The patriarchal tradition demands that men must always have the right answer for any problem, that they must be competitive and successful in all aspects of life, and that they must win at any cost.
“Our teaching frees men from the burden of patriarchy,” said Botha, “which has been drilled into them for generations. As a man, I am automatically a beneficiary of the patriarchal system, but there is something terribly wrong with that system because it allows men to get away with doing bad things.”
South Africa is not the only country affected by gender-related violence and patriarchal ideas. “This kind of violence is perpetrated all over the world,” said Botha.

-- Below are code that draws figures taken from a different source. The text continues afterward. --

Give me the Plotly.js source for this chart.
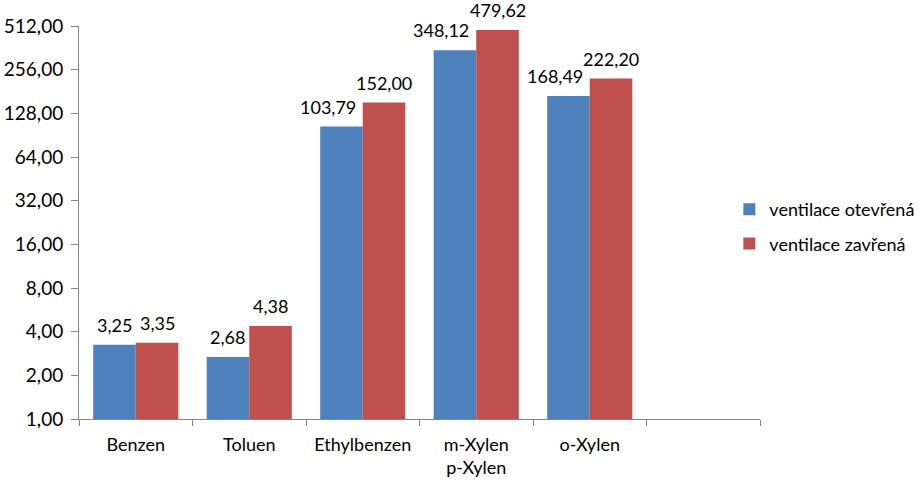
<!DOCTYPE html>
<html>
<head>
<meta charset="utf-8">
<script src="https://cdn.plot.ly/plotly-3.0.1.min.js"></script>
<style>
  html, body { margin: 0; padding: 0; background: #fff; }
  #chart { width: 919px; height: 481px; }
</style>
</head>
<body>
<div id="chart"></div>
<script>
// categories (last one is an empty slot, as in the source chart)
var latky = ["Benzen", "Toluen", "Ethylbenzen", "m-Xylen<br>p-Xylen", "o-Xylen", " "];
var otevrena = [3.25, 2.68, 103.79, 348.12, 168.49, null];
var zavrena = [3.35, 4.38, 152.00, 479.62, 222.20, null];
var yTicks = [1, 2, 4, 8, 16, 32, 64, 128, 256, 512];

var fnt = "Lato, 'Open Sans', sans-serif";
var W = 919, H = 481;
var mL = 79, mR = 159, mT = 26, mB = 62;
var gap = 0.25;

// half of one bar's width in px, to put labels over each bar of a group
var halfBar = (W - mL - mR) / latky.length * (1 - gap) / 4;
// px per doubling on the log axis
var pxPerDbl = (H - mT - mB) / Math.log2(512);

function fmt(v) { return v.toFixed(2).replace(".", ","); }

var labels = [];
for (var i = 0; i < latky.length; i++) {
  if (otevrena[i] == null) continue;
  // Excel nudges the blue label left when the taller red bar would cut it
  var rise = Math.log2(zavrena[i] / otevrena[i]) * pxPerDbl;
  var nudge = rise > 12 && rise < 30;
  labels.push({
    x: latky[i], y: Math.log10(otevrena[i]), text: fmt(otevrena[i]),
    xanchor: nudge ? "right" : "center", xshift: nudge ? -5 : -halfBar,
    yanchor: "bottom", yshift: 7, showarrow: false,
    font: {family: fnt, size: 18, color: "#000"}
  });
  labels.push({
    x: latky[i], y: Math.log10(zavrena[i]), text: fmt(zavrena[i]),
    xanchor: "center", xshift: halfBar,
    yanchor: "bottom", yshift: 7, showarrow: false,
    font: {family: fnt, size: 18, color: "#000"}
  });
}

var trace1 = {
  x: latky,
  y: otevrena,
  name: "ventilace otevřená",
  type: "bar",
  legendgroup: "a",
  marker: {color: "#4F81BD"},
  hoverinfo: "none"
};
var trace2 = {
  x: latky,
  y: zavrena,
  name: "ventilace zavřená",
  type: "bar",
  legendgroup: "b",
  marker: {color: "#C0504D"},
  hoverinfo: "none"
};

var layout = {
  width: W,
  height: H,
  margin: {l: mL, r: mR, t: mT, b: mB, autoexpand: false},
  separators: ", ",
  barmode: "group",
  bargap: gap,
  bargroupgap: 0,
  font: {family: fnt, size: 18, color: "#000"},
  paper_bgcolor: "#fff",
  plot_bgcolor: "#fff",
  showlegend: true,
  legend: {
    x: 0.955, xanchor: "left",
    y: 0.49, yanchor: "middle",
    traceorder: "grouped",
    tracegroupgap: 8,
    font: {family: fnt, size: 18, color: "#000"}
  },
  annotations: labels,
  xaxis: {
    type: "category",
    categoryorder: "array",
    categoryarray: latky,
    range: [-0.5, 5.5],
    tickson: "boundaries",
    tickangle: 0,
    ticks: "outside",
    ticklen: 6,
    tickcolor: "#868686",
    showline: true,
    linecolor: "#868686",
    linewidth: 1,
    showgrid: false,
    zeroline: false,
    ticklabelstandoff: 9,
    tickfont: {family: fnt, size: 18, color: "#000"}
  },
  yaxis: {
    type: "log",
    range: [0, Math.log10(512)],
    tickmode: "array",
    tickvals: yTicks,
    tickformat: ".2f",
    ticks: "outside",
    ticklen: 7,
    tickcolor: "#868686",
    showline: true,
    linecolor: "#868686",
    linewidth: 1,
    showgrid: false,
    zeroline: false,
    ticklabelstandoff: 4,
    tickfont: {family: fnt, size: 19, color: "#000"}
  }
};

Plotly.newPlot("chart", [trace1, trace2], layout, {displayModeBar: false, staticPlot: true});
</script>
</body>
</html>
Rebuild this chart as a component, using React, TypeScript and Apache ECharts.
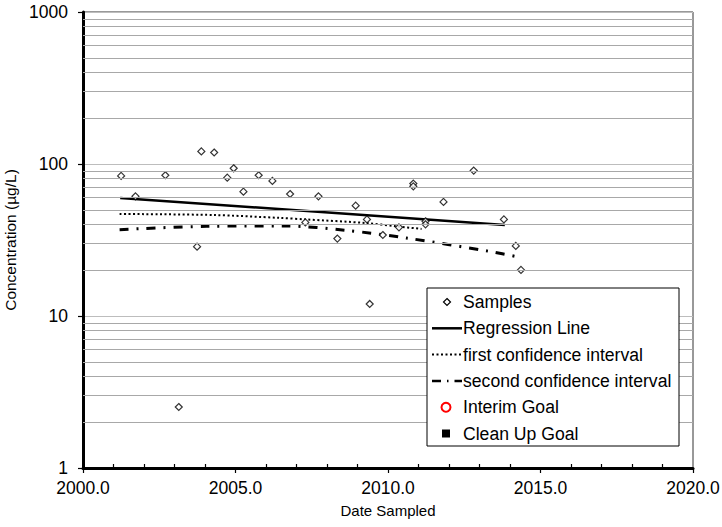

To make a real difference, gender activism should be more than a calendar event, said Botha. The thinking behind initiatives such as 16 Days of Activism must be sustained all year long. “In many cases, it is a matter of life and death.”
Promoting social cohesion
Established in 2006, Sonke was founded by feminist Sharmillah Wilson, pastor and apartheid struggle veteran Bafana Khumalo and health and gender activist Dean Peacock.
The organisation’s flagship project is titled One Man Can, launched in 2006. In addition to operations in eight of South Africa’s nine provinces, the project has been rolled out in Burundi, Kenya, Malawi, Mozambique, Lesotho, Namibia, Uganda and Zambia.
One Man Can encourages people to make changes in their personal lives, so they can positively influence their community. It also promotes cooperation between men and women to break the destructive cycle of violence.
Sonke is one of the forces behind the Brothers for Life campaign, which tries to get males over the age of 30 to become role-models for younger men. This can be achieved by taking accountability for sexual behaviour, having fewer sexual partners, knowing one’s HIV status, decreasing dependency on alcohol and drugs, and becoming more involved as a parent.
The organisation is also involved in projects ranging from PhotoVoice – which trains pupils to express themselves through photography – to advocacy in prisons, working with refugees and migrants, and helping to eradicate xenophobia.
The Fatherhood and Child Security initiative, operating in KwaZulu-Natal and the Eastern Cape, appeals to men to stop violence against women and children, limit the spread of HIV/Aids and promote gender equality.
At school level, the NGO supplies a host of resources, such as DVDs, comics and musical plays, which speak to youngsters on a level they can identify with. However, said Botha, the Department of Education has not yet allowed Sonke free access to schools, and the organisation is still hamstrung by red tape and resistance from officials.
Sonke measures the impact of all these initiatives through research conducted by professional bodies such as universities and consultancies.
Cooperation with other activist groups and women’s movements, such as People Opposing Women Abuse and the Tshwaranang Legal Advocacy Centre for women, ensures that the equalisation process is objective.
Just the day before our meeting, Sonke again tasted victory, this time in its complaint against South African Breweries (SAB). The brewing giant is currently running a campaign that encourages beer drinkers to prove that they are real men by opting for a larger bottle size, thereby drinking more.
Sonke’s view is that this links masculinity with negative behaviour, personal risk-taking and violence, and undermines everything it has worked to achieve over the years.
“Drinking eats at the fibre of our society,” said Botha. “What kind of message are they sending?”
Ironically, one of the campaign’s billboards is situated just metres from the Sonke offices in Braamfontein, Johannesburg. South Africa’s Advertising Standards Authority has advised SAB to retract the campaign, and on Sonke’s insistence the company will also issue a public apology.
Because alcohol consumption is a major factor in road deaths and domestic violence, as well as the spread of HIV/Aids through unprotected sex, Sonke found it unacceptable that the beer producer should encourage drinking through an ill-considered ad campaign that places profitability above personal safety.